Troubleshooting Parallel Training and Validation on the Same GPU with Multiple Threads

Hello, PyTorch community! I would like to inquire about a thread parallelism issue regarding parallel training and validation on the same GPU using two threads.

Here is the basic scenario I am facing: I am training a model in the main thread and saving it after each training epoch. Then, I start a new thread which loads the recently saved model with its weights, and performs validation steps on the same GPU where the model is trained. I hope that since training and validation are on two different threads and they use different CUDA streams, they should be able to execute in parallel, thus reducing the overall training time.

However, the results don’t seem to reflect this. Through PyTorch’s built-in profiler tool, I have found that when both the training and validation threads exist, there still seems to be some sort of “serial ordering” between operations in different CUDA streams. To illustrate this more clearly, here is the profiler result, in different period:

[1]: when only the main thread is training the model
[2]: when two threads are simultaneously training and validating on one GPU
[3]: when the main thread finished model training and only the thread for validation remains

As you can see, the “gaps” between operators within the same CUDA stream in [2] are significantly larger, thus the actual execution time in parallel threads way is almost the same with sequentially execution way.
If we zoom in further on the second image, like [4], it appears that the operations on the two CUDA streams are not executing asynchronously with each other.

I have confirmed that my GPU memory is sufficient to conduct both model training and validation simultaneously (on NVIDIA 3090 and A800, same results). Have I misunderstood something? Is this indeed a feasible method for reducing training time? Thank you in advance!
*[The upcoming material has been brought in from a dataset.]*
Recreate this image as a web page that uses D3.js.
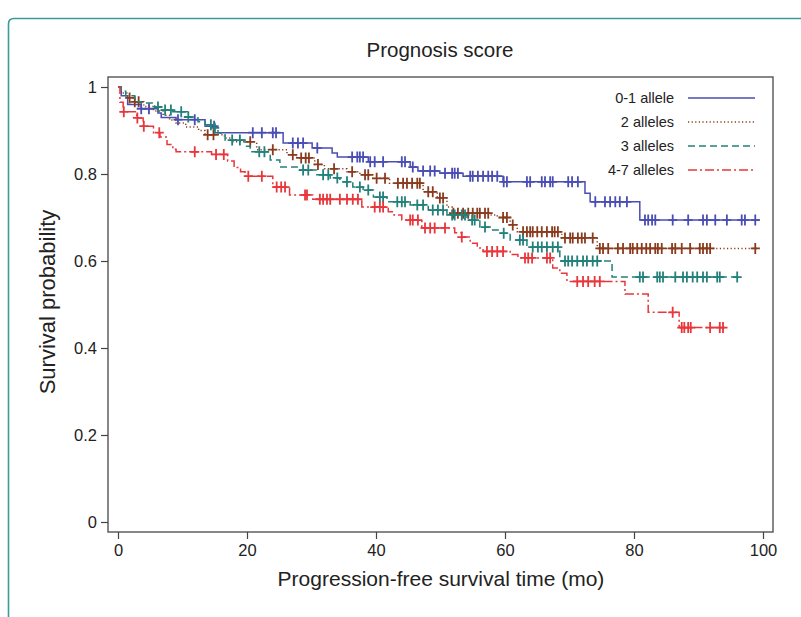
<!DOCTYPE html>
<html><head><meta charset="utf-8">
<script src="https://cdn.jsdelivr.net/npm/d3@7"></script>
<style>
html,body{margin:0;padding:0;background:#fff;}
text{font-family:"Liberation Sans",Arial,Helvetica,sans-serif;fill:#222;}
</style></head>
<body><svg id="chart" width="801" height="617"></svg>
<script>
const title = "Prognosis score";
const xLabel = "Progression-free survival time (mo)";
const yLabel = "Survival probability";
const xTicks = [0, 20, 40, 60, 80, 100];
const yTicks = [0, 0.2, 0.4, 0.6, 0.8, 1];
const yTickLabels = ["0", "0.2", "0.4", "0.6", "0.8", "1"];
const groups = ["0-1 allele", "2 alleles", "3 alleles", "4-7 alleles"];

// Step points [time, survival]
const steps01 = [[0,1],[0.5,0.98],[1.5,0.96],[3.6,0.95],[6.2,0.94],[6.7,0.93],[9,0.925],[13.5,0.91],[15,0.895],[25.6,0.871],[30.1,0.86],[33.2,0.848],[34,0.839],[38.8,0.828],[45.3,0.816],[46.5,0.807],[49.9,0.802],[53.5,0.795],[59.7,0.782],[72.4,0.756],[73.2,0.736],[80.9,0.694]];
const steps2 = [[0,1],[0.5,0.986],[1.5,0.975],[2.6,0.966],[4,0.955],[5.5,0.945],[7,0.935],[8,0.924],[9,0.917],[10.5,0.908],[12.5,0.9],[13.5,0.89],[16.5,0.883],[17.5,0.874],[21.5,0.856],[26.2,0.844],[27.7,0.837],[30.5,0.822],[32,0.812],[35.5,0.805],[37.5,0.798],[39.5,0.79],[42.1,0.779],[47.3,0.759],[49.5,0.745],[51,0.724],[51.8,0.71],[57.7,0.706],[58.8,0.7],[60.8,0.683],[61.9,0.667],[68.8,0.653],[74.3,0.629]];
const steps3 = [[0,1],[0.5,0.99],[1.2,0.98],[2.6,0.966],[3.6,0.963],[5.7,0.954],[6.7,0.947],[8.5,0.943],[10.8,0.931],[12.4,0.92],[13.5,0.913],[15,0.906],[15.5,0.894],[16.6,0.878],[19.7,0.864],[20.5,0.851],[23.6,0.832],[25.1,0.816],[28.2,0.809],[30.8,0.798],[32.9,0.791],[34.4,0.782],[36.4,0.77],[38,0.763],[39.6,0.747],[41.7,0.736],[45.3,0.729],[48.1,0.717],[51,0.706],[54.1,0.694],[56.1,0.678],[57.7,0.671],[59.2,0.664],[60.8,0.648],[63.4,0.632],[68.5,0.6],[76.6,0.563]];
const steps47 = [[0,1],[0.3,0.965],[0.8,0.943],[2.9,0.929],[3.9,0.91],[5.5,0.895],[6.5,0.885],[7.6,0.868],[8.5,0.857],[9,0.851],[14.5,0.845],[17,0.83],[18,0.815],[19,0.805],[19.7,0.795],[24,0.77],[26.6,0.752],[30.2,0.742],[37.8,0.724],[41.9,0.713],[42.8,0.706],[44,0.694],[47.1,0.676],[52.2,0.665],[53.3,0.655],[54.6,0.641],[55.7,0.63],[56.6,0.622],[60.8,0.615],[62,0.607],[67.4,0.584],[68.5,0.572],[69.6,0.553],[78.6,0.524],[82.2,0.482],[87,0.447]];
const endTimes = [99.5, 99.5, 96.4, 94.1];

// Censoring times
const censor01 = [3.6,4.8,9.3,11.9,14.9,20.9,22.3,24,24.5,27.1,27.9,28.7,30.9,36.3,37.1,37.5,38,39.1,39.8,41.1,44,44.5,45.7,47.3,48.4,49.1,50.7,51.8,52.2,52.7,54.6,55,55.8,56.6,57.4,58,58.8,59.8,60.3,63.4,63.9,65.7,66.2,67,67.4,69.8,70.4,71.3,74,75.5,76.3,77.1,77.8,78.9,81.7,82.2,82.8,83.3,86,88.4,90.7,91.3,92.6,94.4,96.7,97.2,98.8];
const censor2 = [1.8,2.6,3.2,13.9,14.8,20.5,24,27.1,28.4,29.1,29.6,31,33.5,36.3,38.3,38.8,40.1,41.4,43.4,44.2,44.8,45.6,46.4,46.8,48.1,48.8,49.9,50.4,52,52.7,53.5,54.3,55,55.7,56.1,56.9,57.4,59.7,60.3,61.2,62.8,63.4,63.9,64.3,65,65.7,66.5,67.3,67.7,68.2,69.3,70.1,70.5,71.3,71.9,72.4,73.6,74.7,75.2,76,77.5,78.3,79.4,79.8,80.5,81.2,81.9,82.5,83.3,83.7,84.3,85.9,86.4,87.4,88.7,90.2,90.7,91.3,91.8,98.8];
const censor3 = [6.2,7.3,8.2,9.8,10.9,14.4,15,17.7,18.9,21.9,22.7,28.7,29.5,31.8,32.6,34,35.5,37.5,38.8,40.6,41.1,43.3,44,44.5,46.4,47.3,48.8,49.6,50.4,51.8,52.2,53.3,53.8,54.9,55.3,56.9,59.8,62.3,62.8,64.3,65.1,65.7,66.5,67.4,68.2,69.3,69.8,70.4,71.2,72.1,72.7,73.6,74.3,80.9,81.4,83.6,84,84.5,86.4,87.6,88.2,89.1,89.8,90.7,91.3,92.9,93.3,96];
const censor47 = [0.9,3,4,6.4,11.9,15.2,16.4,20.2,22.3,24.6,25.3,25.9,29,29.3,31.3,31.8,32.4,32.9,34.4,35.5,36.4,37.2,39.8,40.6,41.1,45.3,45.7,46.5,47.6,48.4,49.1,50.7,53.3,57.2,58,58.8,59.7,63.1,63.6,64.2,66.5,67,71.2,72.1,72.9,73.9,74.7,86,87.4,87.8,88.4,88.8,91.8,93.3,93.8];

const colors = ["#4a4db3", "#8a3b1e", "#23807a", "#e8363b"];
const dashes = [null, "1.2,2.4", "7,4", "9,3,2,3"];

const allSteps = [steps01, steps2, steps3, steps47];
const allCensor = [censor01, censor2, censor3, censor47];

const svg = d3.select("#chart");

// outer frame
svg.append("path").attr("d", "M8.5,617 L8.5,24 Q8.5,18.5 14,18.5 L801,18.5")
  .attr("fill","none").attr("stroke","#3a9a9c").attr("stroke-width",1.6);

const x = d3.scaleLinear().domain([0,100]).range([118,763]);
const y = d3.scaleLinear().domain([0,1]).range([522,87]);

// box
svg.append("rect").attr("x",108).attr("y",77).attr("width",665).attr("height",455)
  .attr("fill","none").attr("stroke","#555").attr("stroke-width",1.4);

// y axis
const yAxis = d3.axisLeft(y).tickValues(yTicks).tickSize(7).tickPadding(4)
  .tickFormat((d,i)=>yTickLabels[i]);
const gy = svg.append("g").attr("transform","translate(108,0)").call(yAxis);
gy.select(".domain").remove();
gy.selectAll("line").attr("stroke","#444").attr("stroke-width",1.2);
gy.selectAll("text").attr("font-size",16.5).attr("fill","#222");

// x axis
const xAxis = d3.axisBottom(x).tickValues(xTicks).tickSize(7).tickPadding(5);
const gx = svg.append("g").attr("transform","translate(0,532)").call(xAxis);
gx.select(".domain").remove();
gx.selectAll("line").attr("stroke","#444").attr("stroke-width",1.2);
gx.selectAll("text").attr("font-size",16.5).attr("fill","#222");

// titles
svg.append("text").attr("x",440).attr("y",57).attr("text-anchor","middle")
  .attr("font-size",20.5).text(title);
svg.append("text").attr("x",441).attr("y",586).attr("text-anchor","middle")
  .attr("font-size",21).text(xLabel);
svg.append("text").attr("transform","translate(55,302) rotate(-90)").attr("text-anchor","middle")
  .attr("font-size",22).text(yLabel);

// curves
const line = d3.line().x(d=>x(d[0])).y(d=>y(d[1])).curve(d3.curveStepAfter);
const bis = d3.bisector(d=>d[0]).right;
function survAt(st, t){ const i = bis(st, t); return st[Math.max(0,i-1)][1]; }

[0,1,2,3].forEach(k=>{
  const st = allSteps[k];
  const pts = st.concat([[endTimes[k], st[st.length-1][1]]]);
  const g = svg.append("g");
  g.append("path").attr("d", line(pts)).attr("fill","none")
    .attr("stroke", colors[k]).attr("stroke-width",1.5)
    .attr("stroke-dasharray", dashes[k]);
  g.selectAll("path.c").data(allCensor[k]).enter().append("path").attr("class","c")
    .attr("d", t=>{ const cx = x(t), cy = y(survAt(st,t));
      return `M${cx-4.5},${cy}H${cx+4.5}M${cx},${cy-5.5}V${cy+5.5}`; })
    .attr("stroke", colors[k]).attr("stroke-width",1.8).attr("fill","none");
});

// legend
const legY = [98, 122, 146, 170];
groups.forEach((g,i)=>{
  svg.append("text").attr("x",674).attr("y",legY[i]).attr("dy","0.35em")
    .attr("text-anchor","end").attr("font-size",14.5).text(g);
  svg.append("line").attr("x1",688).attr("x2",755).attr("y1",legY[i]).attr("y2",legY[i])
    .attr("stroke",colors[i]).attr("stroke-width",1.5).attr("stroke-dasharray",dashes[i]);
});
</script></body></html>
Here is a summary of my code:

self.thread_pool = ThreadPoolExecutor(max_workers=1)

# Main loop
for _ in range(self.max_epoch):
    self._train(train_dataloader)
    self._save_model(copy.deepcopy(self.epoch))
    self.thread_pool.submit(
        self._valid, valid_dataloader, copy.deepcopy(self.epoch)
    )
    self.epoch += 1


def _train(train_dataloader):
    self.model.train()

    stream = torch.cuda.Stream()
    with torch.cuda.stream(stream):
        for idx, (X, y) in enumerate(train_dataloader):
            self.optimizer.zero_grad()
            X = X.to(self.get_device(), non_blocking=True)
            y = y.to(self.get_device(), non_blocking=True)

            with autocast():
                pred = self.model(X)
                loss = self.loss_fn(pred, y)
            self.scaler.scale(loss).backward()
            self.scaler.step(self.optimizer)
            self.scaler.update()
            self.scheduler.step()


@torch.no_grad()
def _valid(valid_dataloader, epoch):
    model = self._load_model(epoch)  # Load recently saved model in this separate thread
    model.eval()

    stream = torch.cuda.Stream()
    with torch.cuda.stream(stream):
        for idx, (X, y) in enumerate(valid_dataloader):
            X = X.to(self.get_device(), non_blocking=True)
            y = y.to(self.get_device(), non_blocking=True)
            with autocast():
                pred = model(X)
                loss = self.loss_fn(pred, y)

Env: PyTorch 2.2.2+cu118

If you are using Python’s multi-threading you should be aware of the GIL and its limitations.
Besides that your device would not only need to provide enough memory but also compute resources. Details including a great GTC talk can be found here.